Since the Euromaidan Revolution of 2014 that led to a change of the Ukrainian government, Ukraine has been pursuing large-scale anti-corruption reforms. The country has reformed its police force, created several anti-corruption agencies, and established the Anti-Corruption Court. It also significantly strengthened various transparency requirements for government officials and refined its public procurement processes.
Notwithstanding those improvements, Ukraine still faces criticism by key international partners, such as International Monetary Fund, for its slow progress in the anti-corruption area.
As part of its ongoing anti-bribery efforts, on October 17, 2019, Ukrainian Parliament passed whistleblower related amendments to Ukrainian anti-corruption laws (Whistleblower Amendments or Amendments) that were approved by the Ukrainian President on November 13, 2019. The new rules on whistleblowers are unprecedented for Ukraine and will enter into force on January 1, 2020.
As noted in the President Office’s press release, the key goal of the Amendments is to ensure that Ukraine’s national laws are in compliance with relevant international standards and best practices.
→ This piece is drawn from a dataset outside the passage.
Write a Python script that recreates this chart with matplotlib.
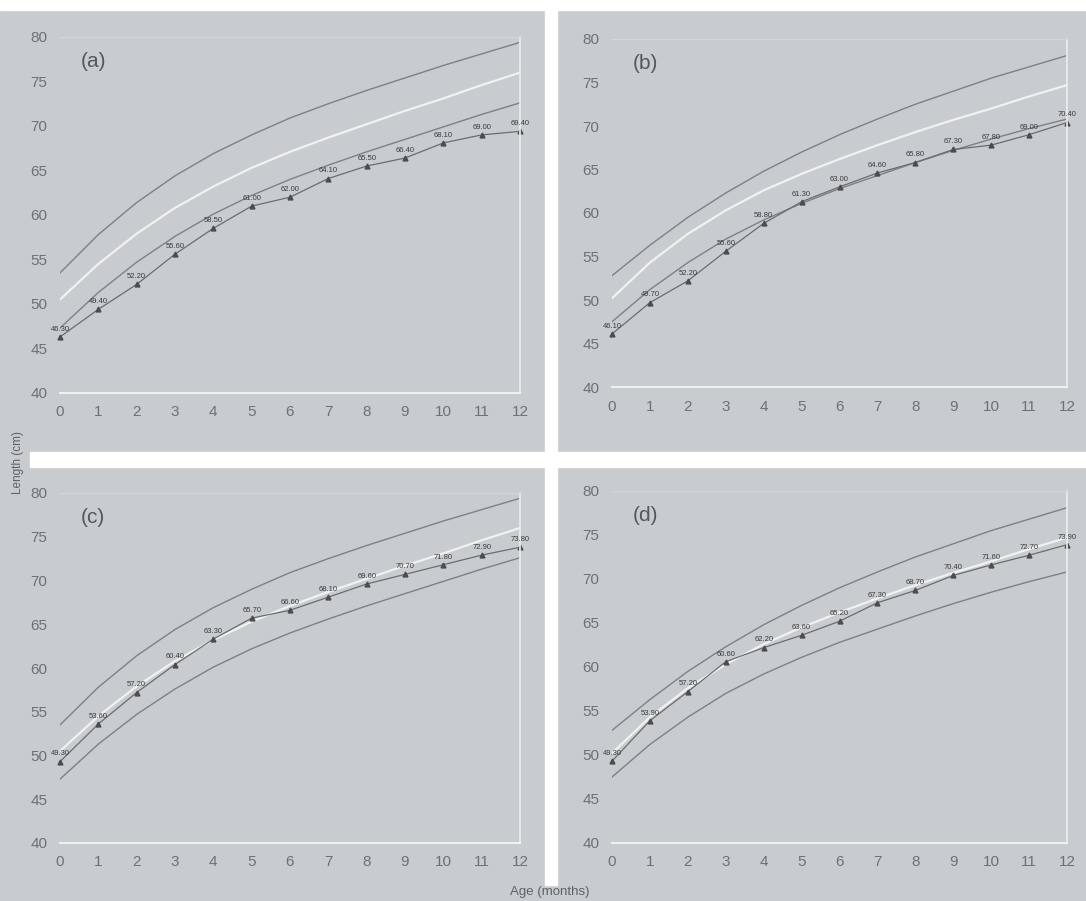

The new rules set out specifics of the whistleblower status, relevant protections, and processes.
According to the Amendments, a whistleblower is defined as an individual who reports information about corruption or related violations obtained in the course of the individual’s employment, professional, business, community, academic, or government service activities. Under the Whistleblower Amendments, those who report corruption-related crimes causing damage to the government of an equivalent of $397,000 or more are eligible for a 10% award (with a maximum award up to an equivalent of $517,000).
The courts are going to determine the whistleblower award based on several factors, including the importance of the shared information, and will divide the award among whistleblowers reporting the same misconduct. The new rules preclude rewarding a whistleblower (i) who submits the report in the scope of a plea agreement, (ii) who is an accomplice in the offense at issue, or (iii) who had an opportunity to officially report a violation within the framework of job responsibilities.
The Amendments guarantee whistleblowers and their families free legal assistance, confidentiality, witness protection, non-retaliation in the context of their employment, and personal liability exemption. The new rules also lay out specific measures addressing possible employment-related discrimination. For example, if a whistleblower’s employment is terminated, the employer is required to pay the whistleblower’s average salary for up to a year.
The Whistleblower Amendments set out various reporting options — through designated telephone lines, official web-sites, other electronic means, as well as through mass media, journalists, various governmental agencies, public organizations, and trade unions.
Under the new rules, all government agencies, state-owned enterprises, and private companies that participate in public procurement (for contracts worth an equivalent of $826,500 or more) are required to:
- Introduce a culture of reporting possible corruption-related violations and relevant incentives;
- Assist and consult employees on reporting;
- Define internal procedures on reporting (note that the Amendments permit anonymous reports);
- Define internal procedures related to review of complaints (the new rules provide ten days for preliminary review of a complaint and up to 45 days for subsequent substantive review); and
- Implement internal reporting channels or “regular” reporting channels (defined as reporting to anti-corruption government agencies).
Finally, the new rules introduce sanctions for disclosing information related to a whistleblower’s identity and for terminating a whistleblower’s employment. Those amendments include (i) an Administrative Code provision stipulating a fine and a one-year disqualification from occupying certain positions for disclosing information about whistleblowers and (ii) a Criminal Code provision sanction for firing a whistleblower in the form of authorizing a fine, a disqualification from occupying certain positions for up to three years, or a two-three-year term of “correctional work.”
As stated in the President Office’s press release, these new rules are intended to prevent corruption to ensure economic development of Ukraine. They are consistent with Ukraine’s anti-corruption reforms and are designed to encourage reporting corruption within Ukraine, which could potentially affect companies subject to the FCPA that are doing business in Ukraine.